## Begin Given material
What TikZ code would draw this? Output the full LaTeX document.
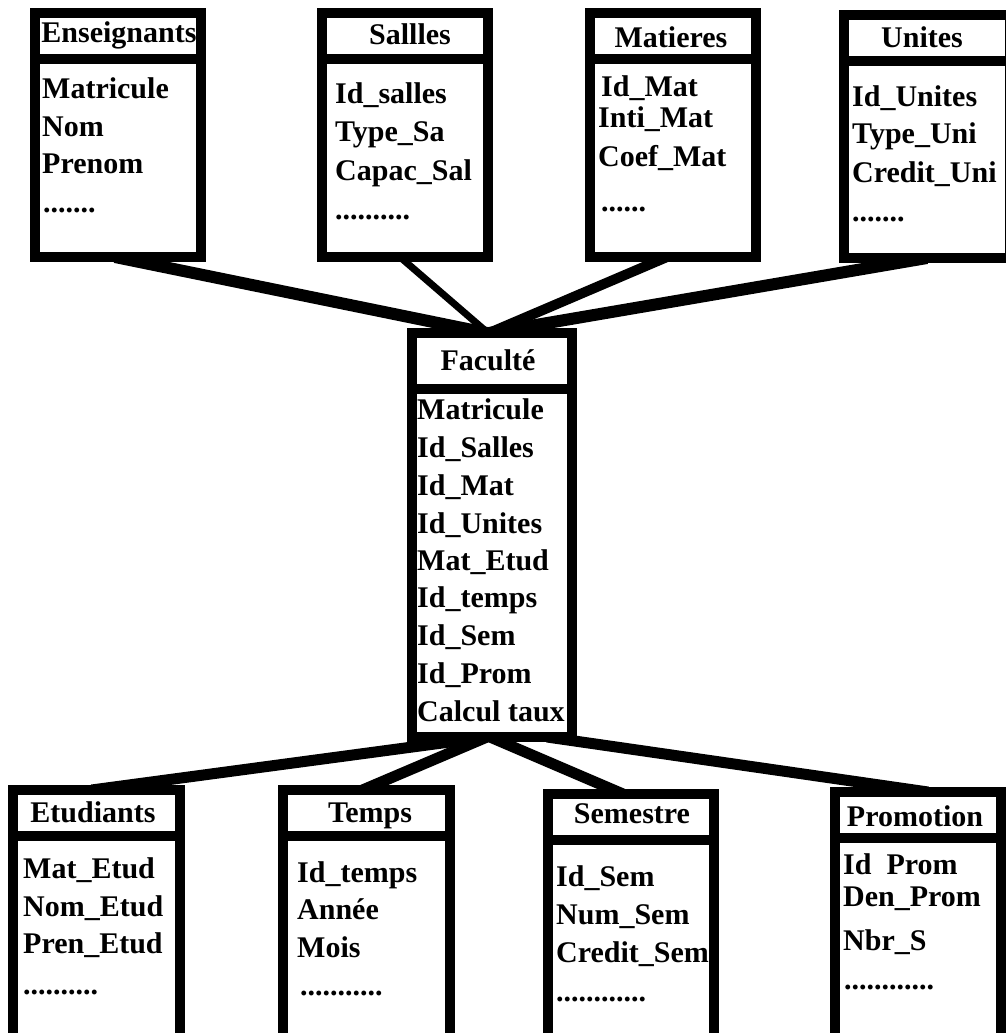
\documentclass[tikz,border=0pt]{standalone}
\usepackage{fontspec}
\setmainfont{Liberation Serif}
\usetikzlibrary{backgrounds}
\begin{document}
\begin{tikzpicture}[x=1pt,y=-1pt,
  font=\fontsize{30pt}{36pt}\selectfont\bfseries,
  tablebox/.style={draw=black, fill=white, line width=10pt, inner sep=0pt, outer sep=0pt},
  sepline/.style={line width=10pt},
  link/.style={line width=11pt},
  ttl/.style={anchor=base, inner sep=0pt},
  fld/.style={anchor=base west, inner sep=0pt}
]
\useasboundingbox (0,0) rectangle (1006,1033);

% ---- tables of the upper row ----
\node[tablebox, minimum width=166pt, minimum height=244pt] (ens) at (118,135) {};
\node[tablebox, minimum width=166pt, minimum height=244pt] (sal) at (405,135) {};
\node[tablebox, minimum width=166pt, minimum height=244pt] (mat) at (673,135) {};
\node[tablebox, minimum width=166pt, minimum height=243pt] (uni) at (927,136.5) {};

% ---- central fact table ----
\node[tablebox, minimum width=160pt, minimum height=404pt] (fac) at (492,535) {};

% ---- tables of the lower row ----
\node[tablebox, minimum width=167pt, minimum height=250pt] (etu) at (96.5,915) {};
\node[tablebox, minimum width=167pt, minimum height=250pt] (tem) at (366.5,915) {};
\node[tablebox, minimum width=166pt, minimum height=246pt] (sem) at (631,917) {};
\node[tablebox, minimum width=166pt, minimum height=248pt] (pro) at (918,916) {};

% ---- title separators ----
\draw[sepline] (ens.west |- 0,59) -- (ens.east |- 0,59);
\draw[sepline] (sal.west |- 0,59) -- (sal.east |- 0,59);
\draw[sepline] (mat.west |- 0,59) -- (mat.east |- 0,59);
\draw[sepline] (uni.west |- 0,61) -- (uni.east |- 0,61);
\draw[sepline] (fac.west |- 0,389) -- (fac.east |- 0,389);
\draw[sepline] (etu.west |- 0,835.5) -- (etu.east |- 0,835.5);
\draw[sepline] (tem.west |- 0,835.5) -- (tem.east |- 0,835.5);
\draw[sepline] (sem.west |- 0,839.5) -- (sem.east |- 0,839.5);
\draw[sepline] (pro.west |- 0,837.5) -- (pro.east |- 0,837.5);

% ---- Enseignants ----
\node[ttl] (ens-t) at (119,43) {Enseignants};
\node[fld] (ens-1) at (42,98) {Matricule};
\node[fld] (ens-2) at (42,136) {Nom};
\node[fld] (ens-3) at (42,173) {Prenom};
\node[fld] (ens-4) at (43,212) {.......};

% ---- Sallles ----
\node[ttl] (sal-t) at (410,45) {Sallles};
\node[fld] (sal-1) at (335,103) {Id\_salles};
\node[fld] (sal-2) at (335,141) {Type\_Sa};
\node[fld] (sal-3) at (335,180) {Capac\_Sal};
\node[fld] (sal-4) at (335,219) {..........};

% ---- Matieres ----
\node[ttl] (mat-t) at (671,48) {Matieres};
\node[fld] (mat-1) at (601,96) {Id\_Mat};
\node[fld] (mat-2) at (598,127) {Inti\_Mat};
\node[fld] (mat-3) at (598,166) {Coef\_Mat};
\node[fld] (mat-4) at (601,211) {......};

% ---- Unites ----
\node[ttl] (uni-t) at (922,48) {Unites};
\node[fld] (uni-1) at (852,106) {Id\_Unites};
\node[fld] (uni-2) at (852,143) {Type\_Uni};
\node[fld] (uni-3) at (852,182) {Credit\_Uni};
\node[fld] (uni-4) at (852,221) {.......};

% ---- Faculté ----
\node[ttl] (fac-t) at (488,370) {Faculté};
\node[fld] (fac-1) at (417,419) {Matricule};
\node[fld] (fac-2) at (417,457) {Id\_Salles};
\node[fld] (fac-3) at (417,495) {Id\_Mat};
\node[fld] (fac-4) at (417,533) {Id\_Unites};
\node[fld] (fac-5) at (417,570) {Mat\_Etud};
\node[fld] (fac-6) at (417,607) {Id\_temps};
\node[fld] (fac-7) at (417,645) {Id\_Sem};
\node[fld] (fac-8) at (417,683) {Id\_Prom};
\node[fld] (fac-9) at (417,721) {Calcul taux};

% ---- Etudiants ----
\node[ttl] (etu-t) at (93,822) {Etudiants};
\node[fld] (etu-1) at (23,878) {Mat\_Etud};
\node[fld] (etu-2) at (23,916) {Nom\_Etud};
\node[fld] (etu-3) at (23,953) {Pren\_Etud};
\node[fld] (etu-4) at (23,994) {..........};

% ---- Temps ----
\node[ttl] (tem-t) at (370,822) {Temps};
\node[fld] (tem-1) at (297,882) {Id\_temps};
\node[fld] (tem-2) at (297,919) {Année};
\node[fld] (tem-3) at (297,957) {Mois};
\node[fld] (tem-4) at (300,995) {...........};

% ---- Semestre ----
\node[ttl] (sem-t) at (632,823) {Semestre};
\node[fld] (sem-1) at (556,886) {Id\_Sem};
\node[fld] (sem-2) at (556,924) {Num\_Sem};
\node[fld] (sem-3) at (556,962) {Credit\_Sem};
\node[fld] (sem-4) at (556,1001) {............};

% ---- Promotion ----
\node[ttl] (pro-t) at (915,826) {Promotion};
\node[fld] (pro-1) at (843,874) {Id\enspace Prom};
\node[fld] (pro-2) at (843,906) {Den\_Prom};
\node[fld] (pro-3) at (843,950) {Nbr\_S};
\node[fld] (pro-4) at (844,989) {............};

% ---- links to the fact table ----
\begin{scope}[on background layer]
  \draw[link, line width=12pt] ([xshift=-3pt]ens.south) -- ([xshift=-5pt]fac.north);
  \draw[link, line width=7pt]  ([xshift=-5pt]sal.south) -- ([xshift=-4pt]fac.north);
  \draw[link, line width=10pt] ([xshift=-6pt]mat.south) -- ([xshift=-3pt]fac.north);
  \draw[link, line width=12pt] (uni.south) -- ([xshift=-3pt]fac.north);
  \draw[link] ([xshift=-5pt]fac.south) -- ([xshift=-5pt]etu.north);
  \draw[link] ([xshift=-5pt]fac.south) -- ([xshift=-4pt]tem.north);
  \draw[link] ([xshift=-2pt]fac.south) -- ([xshift=-8pt]sem.north);
  \draw[link] ([xshift=55pt]fac.south) -- ([xshift=10pt]pro.north);
\end{scope}
\end{tikzpicture}
\end{document}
## End Given material
### Given instruction
Print the complete listing exactly as it stands, without its pictures.

### Solution for this problem
What TikZ code would draw this? Output the full LaTeX document.
\documentclass[tikz,border=0pt]{standalone}
\usepackage{fontspec}
\setmainfont{Liberation Serif}
\usetikzlibrary{backgrounds}
\begin{document}
\begin{tikzpicture}[x=1pt,y=-1pt,
  font=\fontsize{30pt}{36pt}\selectfont\bfseries,
  tablebox/.style={draw=black, fill=white, line width=10pt, inner sep=0pt, outer sep=0pt},
  sepline/.style={line width=10pt},
  link/.style={line width=11pt},
  ttl/.style={anchor=base, inner sep=0pt},
  fld/.style={anchor=base west, inner sep=0pt}
]
\useasboundingbox (0,0) rectangle (1006,1033);

% ---- tables of the upper row ----
\node[tablebox, minimum width=166pt, minimum height=244pt] (ens) at (118,135) {};
\node[tablebox, minimum width=166pt, minimum height=244pt] (sal) at (405,135) {};
\node[tablebox, minimum width=166pt, minimum height=244pt] (mat) at (673,135) {};
\node[tablebox, minimum width=166pt, minimum height=243pt] (uni) at (927,136.5) {};

% ---- central fact table ----
\node[tablebox, minimum width=160pt, minimum height=404pt] (fac) at (492,535) {};

% ---- tables of the lower row ----
\node[tablebox, minimum width=167pt, minimum height=250pt] (etu) at (96.5,915) {};
\node[tablebox, minimum width=167pt, minimum height=250pt] (tem) at (366.5,915) {};
\node[tablebox, minimum width=166pt, minimum height=246pt] (sem) at (631,917) {};
\node[tablebox, minimum width=166pt, minimum height=248pt] (pro) at (918,916) {};

% ---- title separators ----
\draw[sepline] (ens.west |- 0,59) -- (ens.east |- 0,59);
\draw[sepline] (sal.west |- 0,59) -- (sal.east |- 0,59);
\draw[sepline] (mat.west |- 0,59) -- (mat.east |- 0,59);
\draw[sepline] (uni.west |- 0,61) -- (uni.east |- 0,61);
\draw[sepline] (fac.west |- 0,389) -- (fac.east |- 0,389);
\draw[sepline] (etu.west |- 0,835.5) -- (etu.east |- 0,835.5);
\draw[sepline] (tem.west |- 0,835.5) -- (tem.east |- 0,835.5);
\draw[sepline] (sem.west |- 0,839.5) -- (sem.east |- 0,839.5);
\draw[sepline] (pro.west |- 0,837.5) -- (pro.east |- 0,837.5);

% ---- Enseignants ----
\node[ttl] (ens-t) at (119,43) {Enseignants};
\node[fld] (ens-1) at (42,98) {Matricule};
\node[fld] (ens-2) at (42,136) {Nom};
\node[fld] (ens-3) at (42,173) {Prenom};
\node[fld] (ens-4) at (43,212) {.......};

% ---- Sallles ----
\node[ttl] (sal-t) at (410,45) {Sallles};
\node[fld] (sal-1) at (335,103) {Id\_salles};
\node[fld] (sal-2) at (335,141) {Type\_Sa};
\node[fld] (sal-3) at (335,180) {Capac\_Sal};
\node[fld] (sal-4) at (335,219) {..........};

% ---- Matieres ----
\node[ttl] (mat-t) at (671,48) {Matieres};
\node[fld] (mat-1) at (601,96) {Id\_Mat};
\node[fld] (mat-2) at (598,127) {Inti\_Mat};
\node[fld] (mat-3) at (598,166) {Coef\_Mat};
\node[fld] (mat-4) at (601,211) {......};

% ---- Unites ----
\node[ttl] (uni-t) at (922,48) {Unites};
\node[fld] (uni-1) at (852,106) {Id\_Unites};
\node[fld] (uni-2) at (852,143) {Type\_Uni};
\node[fld] (uni-3) at (852,182) {Credit\_Uni};
\node[fld] (uni-4) at (852,221) {.......};

% ---- Faculté ----
\node[ttl] (fac-t) at (488,370) {Faculté};
\node[fld] (fac-1) at (417,419) {Matricule};
\node[fld] (fac-2) at (417,457) {Id\_Salles};
\node[fld] (fac-3) at (417,495) {Id\_Mat};
\node[fld] (fac-4) at (417,533) {Id\_Unites};
\node[fld] (fac-5) at (417,570) {Mat\_Etud};
\node[fld] (fac-6) at (417,607) {Id\_temps};
\node[fld] (fac-7) at (417,645) {Id\_Sem};
\node[fld] (fac-8) at (417,683) {Id\_Prom};
\node[fld] (fac-9) at (417,721) {Calcul taux};

% ---- Etudiants ----
\node[ttl] (etu-t) at (93,822) {Etudiants};
\node[fld] (etu-1) at (23,878) {Mat\_Etud};
\node[fld] (etu-2) at (23,916) {Nom\_Etud};
\node[fld] (etu-3) at (23,953) {Pren\_Etud};
\node[fld] (etu-4) at (23,994) {..........};

% ---- Temps ----
\node[ttl] (tem-t) at (370,822) {Temps};
\node[fld] (tem-1) at (297,882) {Id\_temps};
\node[fld] (tem-2) at (297,919) {Année};
\node[fld] (tem-3) at (297,957) {Mois};
\node[fld] (tem-4) at (300,995) {...........};

% ---- Semestre ----
\node[ttl] (sem-t) at (632,823) {Semestre};
\node[fld] (sem-1) at (556,886) {Id\_Sem};
\node[fld] (sem-2) at (556,924) {Num\_Sem};
\node[fld] (sem-3) at (556,962) {Credit\_Sem};
\node[fld] (sem-4) at (556,1001) {............};

% ---- Promotion ----
\node[ttl] (pro-t) at (915,826) {Promotion};
\node[fld] (pro-1) at (843,874) {Id\enspace Prom};
\node[fld] (pro-2) at (843,906) {Den\_Prom};
\node[fld] (pro-3) at (843,950) {Nbr\_S};
\node[fld] (pro-4) at (844,989) {............};

% ---- links to the fact table ----
\begin{scope}[on background layer]
  \draw[link, line width=12pt] ([xshift=-3pt]ens.south) -- ([xshift=-5pt]fac.north);
  \draw[link, line width=7pt]  ([xshift=-5pt]sal.south) -- ([xshift=-4pt]fac.north);
  \draw[link, line width=10pt] ([xshift=-6pt]mat.south) -- ([xshift=-3pt]fac.north);
  \draw[link, line width=12pt] (uni.south) -- ([xshift=-3pt]fac.north);
  \draw[link] ([xshift=-5pt]fac.south) -- ([xshift=-5pt]etu.north);
  \draw[link] ([xshift=-5pt]fac.south) -- ([xshift=-4pt]tem.north);
  \draw[link] ([xshift=-2pt]fac.south) -- ([xshift=-8pt]sem.north);
  \draw[link] ([xshift=55pt]fac.south) -- ([xshift=10pt]pro.north);
\end{scope}
\end{tikzpicture}
\end{document}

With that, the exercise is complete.